Google has recently bowed to the publisher’s pressure and has decided to uncap vendor limit for its consent management platform (CMP), Funding Choices. With this, the publishers can now obtain consent from multiple ad tech vendors. Previously Google had capped the CMP funding choices to 12 ad tech vendors.
Now the publishers can use the CMP tool to create and display a message which would ask the net surfers to consent to the use of cookies to show personalized ads for an unlimited number of vendors. Funding Choices was initiated as an anti-ad-blocking monetizing tool. Google has previously announced that it would use CMP to enable publishers to stay compliant with the consent gathering provision of the General Data Protection Regulation (GDPR).
The publishers expressed their concern about the limiting of ad tech supply chain partners they could use. Google has currently issued a follow-up letter to the publishers where Bonita Stewart, vice president, global partnerships said, “We don’t want to control how you get consent. You have many options to get consent and pass that consent to Google. In terms of actual consent solutions, this is not a matter of one-size-fits-all. We have developed an option for publishers (Funding Choices) to consider and we are also supportive of publishers and ad technology providers using many different approaches to get consent.”

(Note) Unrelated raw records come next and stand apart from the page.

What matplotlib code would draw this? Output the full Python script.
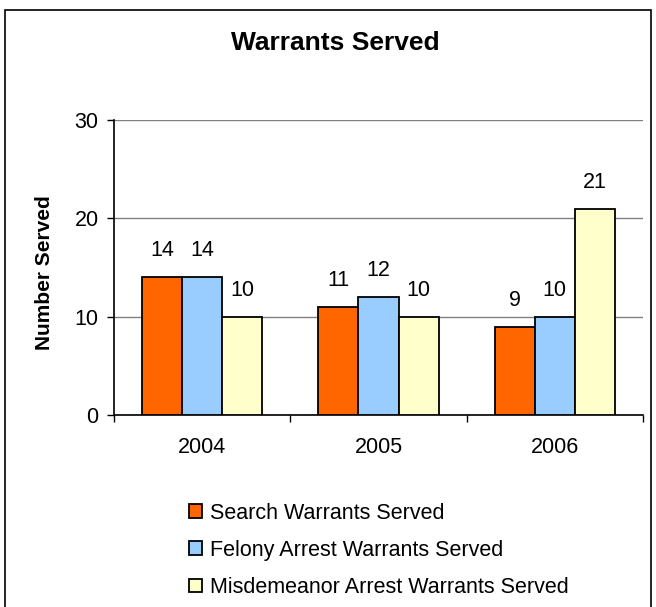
import matplotlib
matplotlib.use("Agg")
import matplotlib.pyplot as plt
import numpy as np
from matplotlib.patches import Rectangle

years = ["2004", "2005", "2006"]
series = ["Search Warrants Served", "Felony Arrest Warrants Served",
          "Misdemeanor Arrest Warrants Served"]
search = [14, 11, 9]
felony = [14, 12, 10]
misdemeanor = [10, 10, 21]
colors = ["#FF6600", "#99CCFF", "#FFFFCC"]

plt.rcParams["font.family"] = ["Liberation Sans", "DejaVu Sans"]
fs = 15.5

fig = plt.figure(figsize=(6.56, 6.07), dpi=100)
ax = fig.add_axes([114 / 656, 1 - 415 / 607, 529 / 656, 295 / 607])

x = np.arange(len(years))
w = 40 / 176
for i, (vals, name, c) in enumerate(zip([search, felony, misdemeanor], series, colors)):
    bars = ax.bar(x + (i - 1) * w, vals, w, color=c, edgecolor="black",
                  linewidth=1.3, label=name, zorder=3)
    for b, v in zip(bars, vals):
        ax.annotate(str(v), (b.get_x() + b.get_width() / 2, v),
                    xytext=(0, 19), textcoords="offset points",
                    ha="center", va="center", fontsize=fs)

ax.set_xlim(-0.5, 2.5)
ax.set_ylim(0, 30)
ax.set_yticks([0, 10, 20, 30])
ax.yaxis.grid(True, color="#808080", linewidth=1.0, zorder=0)
ax.set_xticks(x)
ax.set_xticklabels(years, fontsize=fs)
ax.set_xticks([-0.5, 0.5, 1.5, 2.5], minor=True)
ax.tick_params(axis="x", which="major", length=0, pad=16)
ax.tick_params(axis="x", which="minor", length=5, width=1, direction="out")
ax.tick_params(axis="y", labelsize=fs, length=5, width=1, pad=6)
for s in ["top", "right"]:
    ax.spines[s].set_visible(False)
for s in ["left", "bottom"]:
    ax.spines[s].set_linewidth(1.2)
ax.set_ylabel("Number Served", fontsize=15, fontweight="bold")
ax.yaxis.set_label_coords(-(114 - 54) / 529, (415 - 273) / 295)

fig.text(335 / 656, 1 - 43 / 607, "Warrants Served", ha="center", va="center",
         fontsize=19, fontweight="bold")

handles, labels = ax.get_legend_handles_labels()
leg = fig.legend(handles, labels, loc="upper left",
                 bbox_to_anchor=(178 / 656, 1 - 492 / 607), frameon=False,
                 fontsize=fs, handlelength=0.6, handleheight=0.6,
                 handletextpad=0.4, labelspacing=0.75, borderpad=0)

fig.patches.append(Rectangle((5 / 656, -0.05), 646 / 656, 1.05 - 10 / 607,
                             transform=fig.transFigure, fill=False,
                             edgecolor="black", linewidth=1.2))

fig.savefig("out.png", dpi=100)
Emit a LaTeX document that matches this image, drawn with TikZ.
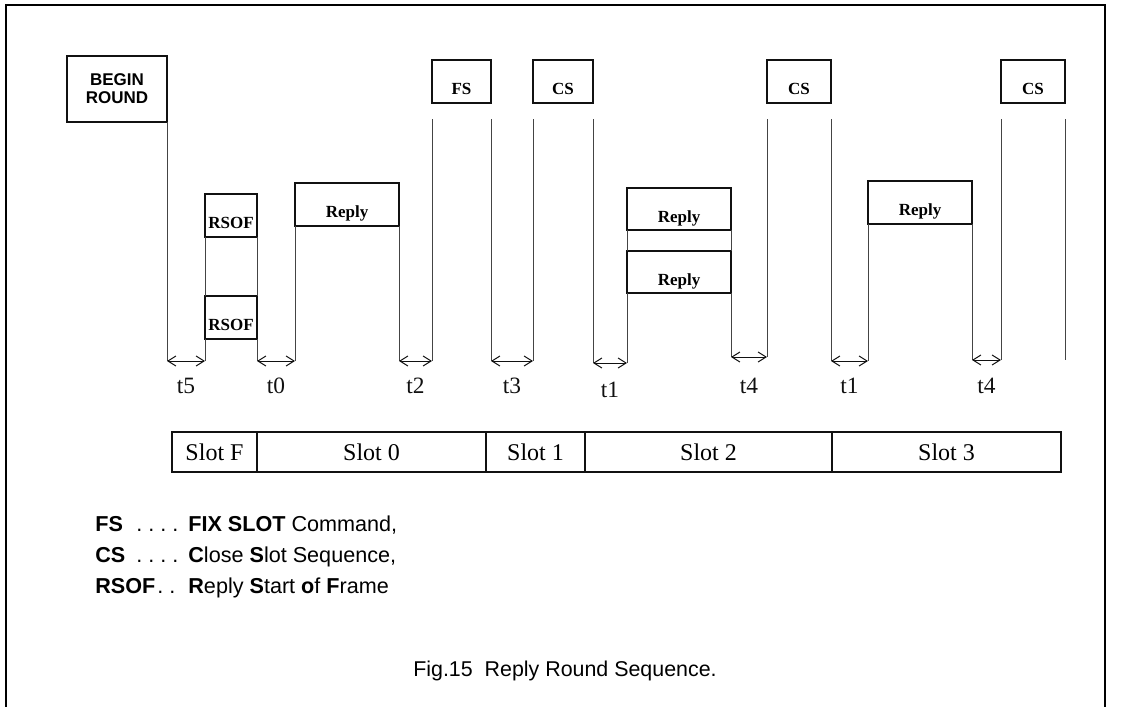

The marketers welcomed this move, and Eyal Katz, senior marketing manager for Namogoo’s GDPR Insights group, said, “It was a positive decision by Google and a step in the right direction for the digital publishing and ad tech industries as a whole.”
It was well understood that EU had placed a target on Google and the initial limiting Funding Choices and CMP to 12 vendors was not the right move. The previous GDPR was initiated to limit the power of clients to gain access to vendor information. The approach which Google commenced in capping CMP to 12 vendors was not a correct decision according to the publishers.